7. The display panel of claim 6, wherein the sub-pixel disposed in the thin-film-transistor-inclusive sub-pixel region is used to display a white color.

8. The display panel of claim 7, wherein the thin film transistors include:

a first thin film transistor connected to the pixel electrode which is disposed on the sub-pixel region adjacent to one of left and right edges of the thin-film-transistor-inclusive sub-pixel region;

a second thin film transistor connected to the pixel electrode which is disposed on the sub-pixel adjacent to a bottom edge of the thin-film-transistor-inclusive sub-pixel region; and

a third thin film transistor connected to the pixel electrode which is disposed on the sub-pixel region adjacent to the thin-film-transistor-inclusive sub-pixel region in one of downward diagonal directions.

9. The display panel of claim 7, wherein the thin-film-transistor-inclusive sub-pixel region includes a smaller sized pixel electrode compared to the pixel electrodes which are disposed on the sub-pixel regions adjacent thereto.

10. The display panel of claim 9, wherein the thin-film-transistor-inclusive sub-pixel region further includes a fourth transistor which is connected to the pixel electrode disposed in the thin-film-transistor-inclusive sub-pixel region.

11. A display panel comprising:

a plurality of gate lines and a plurality of data lines disposed to cross each other and define a plurality of sub-pixel regions; and

a plurality of sub-pixels disposed in the plurality of sub-pixel regions,

wherein the plurality of sub-pixel regions includes thin-film-transistor-inclusive sub-pixel regions, each the thin-film-transistor-inclusive sub-pixel regions including thin film transistors connected to pixel electrodes of the sub-pixels adjacent to the thin-film-transistor-inclusive sub-pixel region.

12. The display panel of claim 11, wherein the sub-pixel disposed in the thin-film-transistor-inclusive sub-pixel region is used to display a white color.

13. The display panel of claim 12, wherein the thin film transistors include:

a first thin film transistor connected to the pixel electrode which is disposed on the sub-pixel region adjacent to one of left and right edges of the thin-film-transistor-inclusive sub-pixel region;

a second thin film transistor connected to the pixel electrode which is disposed on the sub-pixel adjacent to a bottom edge of the thin-film-transistor-inclusive sub-pixel region; and

a third thin film transistor connected to the pixel electrode which is disposed on the sub-pixel region adjacent to the thin-film-transistor-inclusive sub-pixel region in one of downward diagonal directions.

14. The display panel of claim 13, wherein the thin-film-transistor-inclusive sub-pixel region includes a smaller sized pixel electrode compared to the pixel electrodes which are disposed on the sub-pixel regions adjacent thereto.

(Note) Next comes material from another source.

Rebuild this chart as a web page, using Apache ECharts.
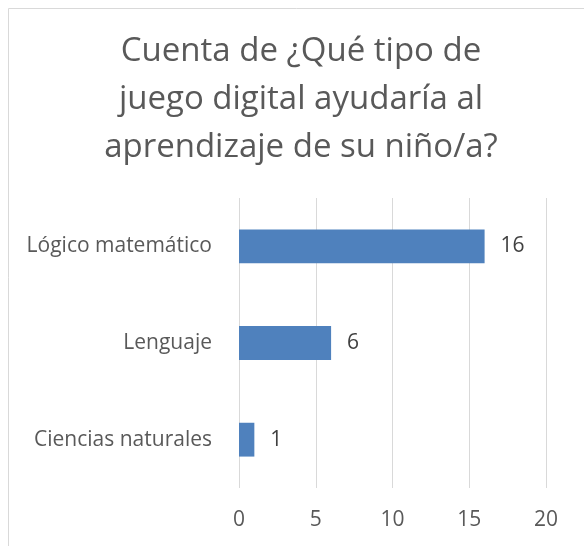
<!DOCTYPE html>
<html>
<head>
<meta charset="utf-8">
<script src="https://cdn.jsdelivr.net/npm/echarts@6/dist/echarts.min.js"></script>
<style>
  html, body { margin: 0; padding: 0; background: #fff; }
  #main { width: 584px; height: 546px; }
</style>
</head>
<body>
<div id="main"></div>
<script>
// datos del grafico
var categorias = ['Ciencias naturales', 'Lenguaje', 'Lógico matemático'];
var cuentas = [1, 6, 16];
var titulo = 'Cuenta de ¿Qué tipo de\njuego digital ayudaría al\naprendizaje de su niño/a?';

var myChart = echarts.init(document.getElementById('main'));
var fuente = '"Open Sans", "Noto Sans", sans-serif';

option = {
    animation: false,
    textStyle: { fontFamily: fuente },
    title: {
        text: titulo,
        left: 296,
        top: 23,
        textAlign: 'center',
        textStyle: {
            fontFamily: fuente,
            fontSize: 33,
            fontWeight: 'normal',
            color: '#595959',
            lineHeight: 48
        }
    },
    // marco del grafico (recortado a la derecha y abajo)
    graphic: [{
        type: 'rect',
        shape: { x: 8.5, y: 8.5, width: 700, height: 700 },
        style: { fill: null, stroke: '#d9d9d9', lineWidth: 1 },
        silent: true
    }],
    grid: {
        left: 239,
        right: 38,
        top: 198,
        bottom: 58
    },
    xAxis: {
        type: 'value',
        min: 0,
        max: 20,
        interval: 5,
        axisLine: { show: false },
        axisTick: { show: false },
        axisLabel: {
            fontSize: 21,
            color: '#595959',
            margin: 22,
            fontFamily: fuente
        },
        splitLine: { lineStyle: { color: '#d9d9d9', width: 1 } }
    },
    yAxis: {
        type: 'category',
        data: categorias,
        axisLine: { show: false },
        axisTick: { show: false },
        axisLabel: {
            fontSize: 21,
            color: '#595959',
            margin: 27,
            fontFamily: fuente
        }
    },
    series: [{
        type: 'bar',
        data: cuentas,
        barWidth: '35%',
        itemStyle: { color: '#4f81bd' },
        label: {
            show: true,
            position: 'right',
            distance: 16,
            fontSize: 21,
            color: '#404040',
            fontFamily: fuente
        }
    }]
};
myChart.setOption(option);
</script>
</body>
</html>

15. The display panel of claim 14, wherein the thin film transistors further include a fourth transistor which is connected to the pixel electrode disposed in the thin-film-transistor-inclusive sub-pixel region.

16. The display panel of claim 11, wherein the plurality of sub-pixels includes:

first sub-pixels configured to each display a first color;

second sub-pixels configured to each display a second color;

third sub-pixels configured to each display a third color; and

fourth sub-pixels configured to each display a fourth color.

17. The display panel of claim 16, wherein the sub-pixels configured to display the same color are arranged to be separate from one another.

18. The display panel of claim 16, wherein the first through fourth sub-pixels share a single data line or a same data line, and are arranged in a shape of zigzagging along a vertical direction by twos.

19. The display panel of claim 11, wherein the plurality of data lines is divided into plural groups, each of the groups including first through fourth data lines used to transfer data voltages with polarities corresponding to one of “+, −, −, +” and “−, +, +, −” and fifth through eighth data lines used to transfer the data voltages with contrary polarities to those of the data voltage on the first through fourth data lines.

20. The display panel of claim 19, wherein the data voltages are inverted in polarity every frame.